Leonel Gutierrez, 18, pleaded guilty Wednesday to charges of attempted robbery and grand theft. He was not alleged to have been the one who actually shot Wactor.
He was released on $120,000 bond, and is expected to be sentenced Nov. 1.
Ahead of sentencing, the court will hear victim impact statements, the district attorney’s office said.
Gutierrez could face up to four years and eight months in prison.
Wactor, 37, was fatally shot “without provocation” in the early morning hours of May 25, after he ended his shift at a bar and was walking to his car, according to police. Police said the suspects had his car “raised up with a floor jack and were in the process of stealing the catalytic converter.”
Just before he was shot, Wactor had been with a female co-worker, and he immediately stepped in front of her to try to protect her, according to his family and friends.
“They had a mask on and they pulled out a gun,” Wactor’s friend, Colin Flynn, previously told ABC News. “And from what I understand, Johnny literally stood in between himself and his colleague. And the shooter just pulled the trigger and ran away.”

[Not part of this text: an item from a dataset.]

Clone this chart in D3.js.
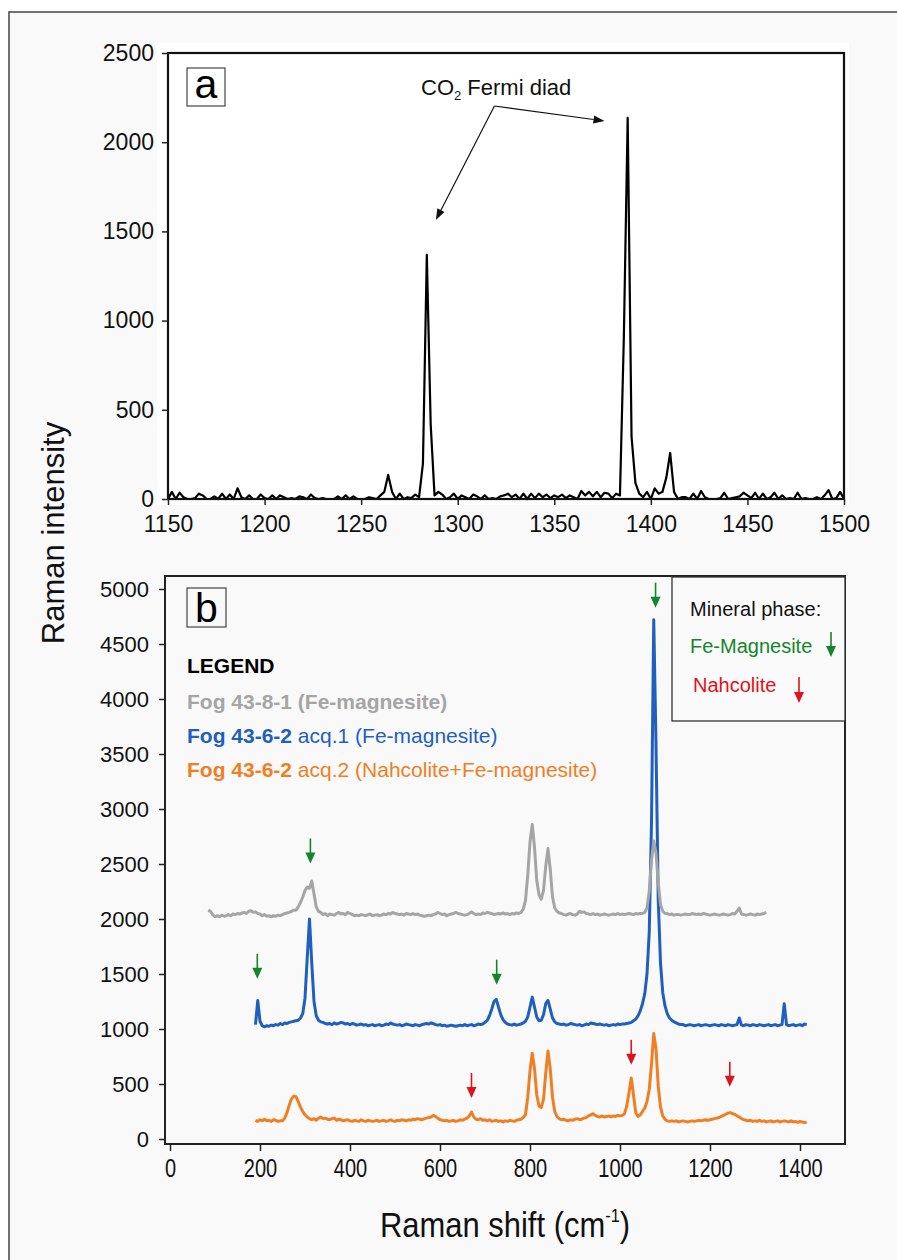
<!DOCTYPE html>
<html><head><meta charset="utf-8">
<script src="https://cdn.jsdelivr.net/npm/d3@7"></script>
<style>
body{margin:0;background:#fff;}
svg{display:block;font-family:'Liberation Sans',Arial,sans-serif;}
</style>
</head><body>
<svg id="chart" width="897" height="1260"></svg>
<script>
// ---------- DATA ----------
// Panel a: CO2 Fermi diad spectrum (Raman shift 1150..1500, step 2)
const aShiftStart = 1150, aShiftStep = 2;
const aIntensity = [
  0,40,0,35,10,0,0,5,30,20,
  0,0,15,0,30,0,25,0,60,10,
  0,20,0,0,25,5,0,20,0,20,
  10,0,5,0,15,10,0,25,5,0,
  5,0,0,0,15,0,20,0,15,0,
  0,0,10,5,0,20,40,135,40,0,
  30,0,10,5,25,10,200,1368,420,20,
  40,25,0,10,30,0,20,10,0,25,
  15,0,20,0,5,0,15,20,30,10,
  25,0,30,0,30,5,30,10,25,5,
  20,10,25,5,20,10,0,45,20,40,
  15,40,10,35,30,5,30,20,900,2136,
  350,90,30,10,40,0,60,30,40,120,
  258,40,0,10,10,0,30,0,45,10,
  0,0,0,5,35,0,5,10,15,35,
  20,5,35,0,30,0,10,35,0,20,
  0,5,0,35,0,5,0,0,10,0,
  20,50,0,5,40,0
];
const aXTicks = [1150,1200,1250,1300,1350,1400,1450,1500];
const aYTicks = [0,500,1000,1500,2000,2500];
const aArrowFrom = [1319, 2203];
const aArrowTo = [[1288.7, 1564], [1376, 2119]];

// Panel b: three spectra, step 5 cm-1
const bStep = 5;
const grayStart = 85;
const grayIntensity = [
  2080,2070,2040,
  2020,2030,2020,2035,2025,2030,2040,2030,2045,2040,2050,2045,2055,2060,2050,2070,2075,2060,2065,2050,
  2045,2030,2040,2025,2030,2020,2030,2025,2035,2030,2040,2050,2055,2060,2070,2080,2080,2110,2150,2200,
  2260,2290,2280,2345,2230,2110,2070,2060,2040,2050,2030,2045,2040,2035,2050,2060,2045,2050,2040,2060,
  2050,2040,2030,2035,2030,2040,2035,2030,2040,2045,2030,2035,2040,2030,2035,2045,2040,2050,2045,2060,
  2050,2045,2040,2045,2035,2050,2045,2040,2050,2040,2045,2035,2030,2025,2030,2035,2030,2040,2045,2060,
  2050,2040,2045,2030,2040,2045,2050,2060,2050,2045,2040,2035,2040,2050,2065,2050,2040,2045,2040,2055,
  2050,2060,2055,2050,2040,2045,2050,2045,2055,2045,2050,2040,2050,2045,2055,2050,2060,2090,2170,2400,
  2700,2860,2650,2350,2220,2180,2260,2480,2640,2450,2200,2100,2070,2055,2050,2040,2035,2045,2050,2040,
  2035,2045,2070,2060,2065,2050,2045,2040,2050,2040,2045,2035,2040,2045,2040,2035,2040,2045,2040,2050,
  2040,2045,2040,2045,2050,2045,2040,2050,2045,2050,2050,2060,2100,2250,2530,2710,2600,2330,2130,2070,
  2050,2050,2040,2045,2035,2040,2040,2035,2040,2045,2040,2040,2050,2045,2040,2045,2040,2050,2045,2040,
  2035,2040,2045,2040,2035,2040,2045,2040,2035,2040,2050,2045,2070,2100,2045,2040,2035,2040,2045,2040,
  2035,2045,2040,2045,2050,2060
];
const blueStart = 190;
const blueIntensity = [
  1040,1260,
  1070,1030,1020,1030,1025,1035,1030,1040,1035,1050,1040,1055,1050,1060,1065,1070,1075,1080,1100,1140,
  1280,1650,2000,1600,1250,1120,1080,1065,1060,1050,1045,1050,1040,1055,1045,1050,1060,1055,1045,1050,
  1040,1050,1045,1035,1040,1045,1035,1040,1030,1035,1040,1030,1035,1040,1030,1035,1045,1040,1055,1045,
  1040,1035,1040,1030,1035,1045,1040,1035,1030,1040,1035,1030,1040,1045,1050,1045,1055,1050,1040,1035,
  1040,1030,1035,1025,1030,1035,1030,1025,1030,1035,1030,1040,1030,1035,1040,1030,1035,1045,1040,1045,
  1060,1080,1120,1180,1250,1270,1200,1130,1085,1060,1045,1040,1035,1045,1035,1040,1045,1055,1070,1110,
  1200,1290,1200,1110,1075,1080,1130,1230,1260,1180,1100,1065,1050,1045,1040,1045,1035,1040,1050,1045,
  1040,1035,1040,1030,1035,1045,1040,1055,1050,1045,1040,1045,1040,1035,1040,1030,1035,1040,1035,1045,
  1040,1045,1045,1050,1055,1060,1075,1090,1120,1165,1230,1320,1500,1880,2880,4720,3590,2170,1600,1330,
  1210,1140,1100,1080,1065,1055,1045,1040,1040,1030,1035,1040,1035,1030,1035,1040,1030,1035,1040,1035,
  1030,1035,1040,1035,1030,1040,1035,1030,1040,1035,1030,1035,1040,1100,1035,1030,1040,1035,1030,1040,
  1035,1030,1040,1035,1030,1035,1040,1030,1035,1040,1030,1035,1040,1230,1040,1030,1035,1040,1030,1035,
  1040,1030,1045,1040
];
const orangeStart = 190;
const orangeIntensity = [
  170,160,
  175,165,180,165,170,160,175,170,160,165,165,190,240,310,365,390,385,340,290,250,
  220,200,185,175,185,170,190,200,185,190,180,175,185,190,170,180,175,165,170,175,
  165,160,170,165,160,175,165,160,170,165,160,165,170,160,165,170,160,165,175,165,
  160,170,165,175,170,165,175,170,180,175,185,180,175,185,190,195,200,215,205,190,
  175,170,165,170,160,165,170,160,165,175,170,180,190,210,245,200,180,175,185,170,
  175,165,175,160,165,170,160,165,155,165,160,170,165,160,170,175,180,195,220,380,
  620,780,640,400,300,285,360,600,800,640,380,250,205,185,175,180,170,165,175,170,
  180,185,175,180,190,195,210,220,230,215,205,200,210,200,205,210,200,210,205,215,
  210,215,230,300,420,555,400,240,205,220,250,280,340,450,680,960,820,480,290,210,
  180,165,160,165,160,165,155,160,165,160,155,160,165,160,165,170,165,170,175,170,
  175,180,185,190,195,205,215,225,235,240,230,225,210,200,185,175,170,165,170,160,
  165,160,170,160,165,155,160,165,155,160,165,155,160,165,160,155,165,155,160,150,
  160,155,150,150
];
const bXTicks = [0,200,400,600,800,1000,1200,1400];
const bYTicks = [0,500,1000,1500,2000,2500,3000,3500,4000,4500,5000];
// arrows: [Raman shift, intensity at arrow tip]
const feMagnesiteArrows = [[1079,4830],[312,2505],[194,1457],[726,1403]];
const nahcoliteArrows = [[670,373],[1025,674],[1244,474]];

const colGray = "#a5a5a5", colBlue = "#1f5fbf", colOrange = "#f07f24";
const colGreen = "#13862a", colRed = "#e0121b";

// ---------- DRAW ----------
const svg = d3.select("#chart");
svg.append("rect").attr("x",9).attr("y",12).attr("width",900).attr("height",1300)
  .attr("fill","#f9f9f9").attr("stroke","#444").attr("stroke-width",1.5);

function styleAxis(g, size, sx){
  g.select(".domain").remove();
  g.selectAll(".tick line").attr("stroke","#222").attr("stroke-width",1.5);
  const t = g.selectAll(".tick text").attr("fill","#111").style("font-size",size+"px");
  if (sx) t.attr("transform",`scale(${sx},1)`);
}
function arrow(g, x, yTip, color, len, headL, headW, lw){
  g.append("line").attr("x1",x).attr("x2",x).attr("y1",yTip-len).attr("y2",yTip-headL+1)
    .attr("stroke",color).attr("stroke-width",lw);
  g.append("path").attr("d",`M${x-headW/2},${yTip-headL}L${x+headW/2},${yTip-headL}L${x},${yTip}Z`)
    .attr("fill",color);
}

// ---- Panel a ----
const ax = d3.scaleLinear().domain([1150,1500]).range([168,844]);
const ay = d3.scaleLinear().domain([0,2500]).range([499,53]);
svg.append("rect").attr("x",157).attr("y",43).attr("width",692).attr("height",462).attr("fill","#fff");
const gA = svg.append("g");
gA.append("path").datum(aIntensity)
  .attr("d", d3.line().x((d,i)=>ax(aShiftStart+i*aShiftStep)).y(d=>ay(d)))
  .attr("fill","none").attr("stroke","#000").attr("stroke-width",2.2).attr("stroke-linejoin","round");
gA.append("rect").attr("x",ax(1150)).attr("y",ay(2500)).attr("width",ax(1500)-ax(1150)).attr("height",ay(0)-ay(2500))
  .attr("fill","none").attr("stroke","#111").attr("stroke-width",2.2);
gA.append("g").attr("transform",`translate(${ax(1150)},0)`)
  .call(d3.axisLeft(ay).tickValues(aYTicks).tickSize(6).tickPadding(8).tickFormat(d3.format("d")))
  .call(g=>styleAxis(g,23));
gA.append("g").attr("transform",`translate(0,${ay(0)})`)
  .call(d3.axisBottom(ax).tickValues(aXTicks).tickSize(6).tickPadding(11).tickFormat(d3.format("d")))
  .call(g=>styleAxis(g,23));
gA.append("rect").attr("x",187).attr("y",68).attr("width",38).attr("height",38).attr("fill","#fff").attr("stroke","#444").attr("stroke-width",1.2);
gA.append("text").attr("x",206).attr("y",98).attr("text-anchor","middle").style("font-size","41px").text("a");
const ann = gA.append("text").attr("x",421).attr("y",95).style("font-size","22px").attr("fill","#111");
ann.append("tspan").text("CO");
ann.append("tspan").attr("dy",5).style("font-size","13px").text("2");
ann.append("tspan").attr("dy",-5).text(" Fermi diad");
aArrowTo.forEach(t=>{
  const x1=ax(aArrowFrom[0]), y1=ay(aArrowFrom[1]), x2=ax(t[0]), y2=ay(t[1]);
  const ang=Math.atan2(y2-y1,x2-x1), hl=11, hw=4;
  const ex=x2-hl*Math.cos(ang), ey=y2-hl*Math.sin(ang);
  gA.append("line").attr("x1",x1).attr("y1",y1).attr("x2",ex).attr("y2",ey).attr("stroke","#111").attr("stroke-width",1.2);
  gA.append("path").attr("d",`M${x2},${y2}L${ex-hw*Math.sin(ang)},${ey+hw*Math.cos(ang)}L${ex+hw*Math.sin(ang)},${ey-hw*Math.cos(ang)}Z`).attr("fill","#111");
});

// ---- Panel b ----
const bx = d3.scaleLinear().domain([0,1400]).range([170,800]);
const by = d3.scaleLinear().domain([0,5000]).range([1139,589]);
const gB = svg.append("g");
const lineB = start => d3.line().x((d,i)=>bx(start+i*bStep)).y(d=>by(d));
[[blueIntensity,blueStart,colBlue],[grayIntensity,grayStart,colGray],[orangeIntensity,orangeStart,colOrange]]
  .forEach(([vals,start,col])=>{
    gB.append("path").datum(vals).attr("d",lineB(start)).attr("fill","none")
      .attr("stroke",col).attr("stroke-width",3).attr("stroke-linejoin","round");
  });
gB.append("rect").attr("x",165).attr("y",576).attr("width",680).attr("height",568)
  .attr("fill","none").attr("stroke","#222").attr("stroke-width",2);
gB.append("g").attr("transform",`translate(165,0)`)
  .call(d3.axisLeft(by).tickValues(bYTicks).tickSize(6).tickPadding(10).tickFormat(d3.format("d")))
  .call(g=>styleAxis(g,22));
gB.append("g").attr("transform",`translate(0,1144)`)
  .call(d3.axisBottom(bx).tickValues(bXTicks).tickSize(7).tickPadding(8).tickFormat(d3.format("d")))
  .call(g=>styleAxis(g,25,0.8));
feMagnesiteArrows.forEach(([s,v])=>arrow(gB,bx(s),by(v),colGreen,25,11,10,1.6));
nahcoliteArrows.forEach(([s,v])=>arrow(gB,bx(s),by(v),colRed,25,11,10,1.6));
gB.append("rect").attr("x",187).attr("y",588).attr("width",39).attr("height",39).attr("fill","none").attr("stroke","#444").attr("stroke-width",1.2);
gB.append("text").attr("x",206.5).attr("y",622).attr("text-anchor","middle").style("font-size","41px").text("b");
gB.append("text").attr("x",187).attr("y",673).style("font-size","21px").style("font-weight","bold").attr("fill","#000").text("LEGEND");
gB.append("text").attr("x",187).attr("y",709).style("font-size","21px").style("font-weight","bold").attr("fill",colGray).text("Fog 43-8-1 (Fe-magnesite)");
const l2 = gB.append("text").attr("x",187).attr("y",743).style("font-size","21px").attr("fill",colBlue);
l2.append("tspan").style("font-weight","bold").text("Fog 43-6-2");
l2.append("tspan").text("\u00a0acq.1 (Fe-magnesite)");
const l3 = gB.append("text").attr("x",187).attr("y",777).style("font-size","21px").attr("fill",colOrange);
l3.append("tspan").style("font-weight","bold").text("Fog 43-6-2");
l3.append("tspan").text("\u00a0acq.2 (Nahcolite+Fe-magnesite)");
gB.append("rect").attr("x",672).attr("y",577).attr("width",173).attr("height",144).attr("fill","#fafafa").attr("stroke","#333").attr("stroke-width",1.3);
gB.append("text").attr("x",690).attr("y",616).style("font-size","20px").attr("fill","#111").text("Mineral phase:");
gB.append("text").attr("x",690).attr("y",653).style("font-size","20px").attr("fill",colGreen).text("Fe-Magnesite");
gB.append("text").attr("x",693).attr("y",692).style("font-size","20px").attr("fill",colRed).text("Nahcolite");
arrow(gB,831,657,colGreen,25,11,10,1.6);
arrow(gB,799,703,colRed,26,11,10,1.6);

// axis titles
svg.append("text").attr("transform","translate(64,533) rotate(-90)").attr("text-anchor","middle")
  .style("font-size","31px").attr("fill","#111").text("Raman intensity");
const xt = svg.append("text").attr("transform","translate(505,1237) scale(0.86,1)").attr("text-anchor","middle")
  .style("font-size","36px").attr("fill","#111");
xt.append("tspan").text("Raman shift (cm");
xt.append("tspan").attr("dy",-15).style("font-size","19px").text("-1");
xt.append("tspan").attr("dy",15).text(")");
</script>
</body></html>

Gutierrez, along with three other suspects, were charged in August in connection to Wactor’s death. Two of the suspects were charged with murder and could face life in prison if convicted.
At a news conference where the charges were announced, Gascón said he was “committed to seeking justice for Mr. Wactor and ensuring that those responsible are held accountable for their actions.”
“The loss of this talented young actor, who was in the prime of his life and had so much to offer the world, is deeply felt by all of us,” Gascón said. “Mr. Wactor’s work and presence touched the lives of many, and our hearts go out to his family, friends and the entire community who mourn this devastating loss.”
All four suspects have “very lengthy criminal records” and were allegedly affiliated with a gang, Los Angeles Police Department Lt. Ryan Rabbett said at the press conference.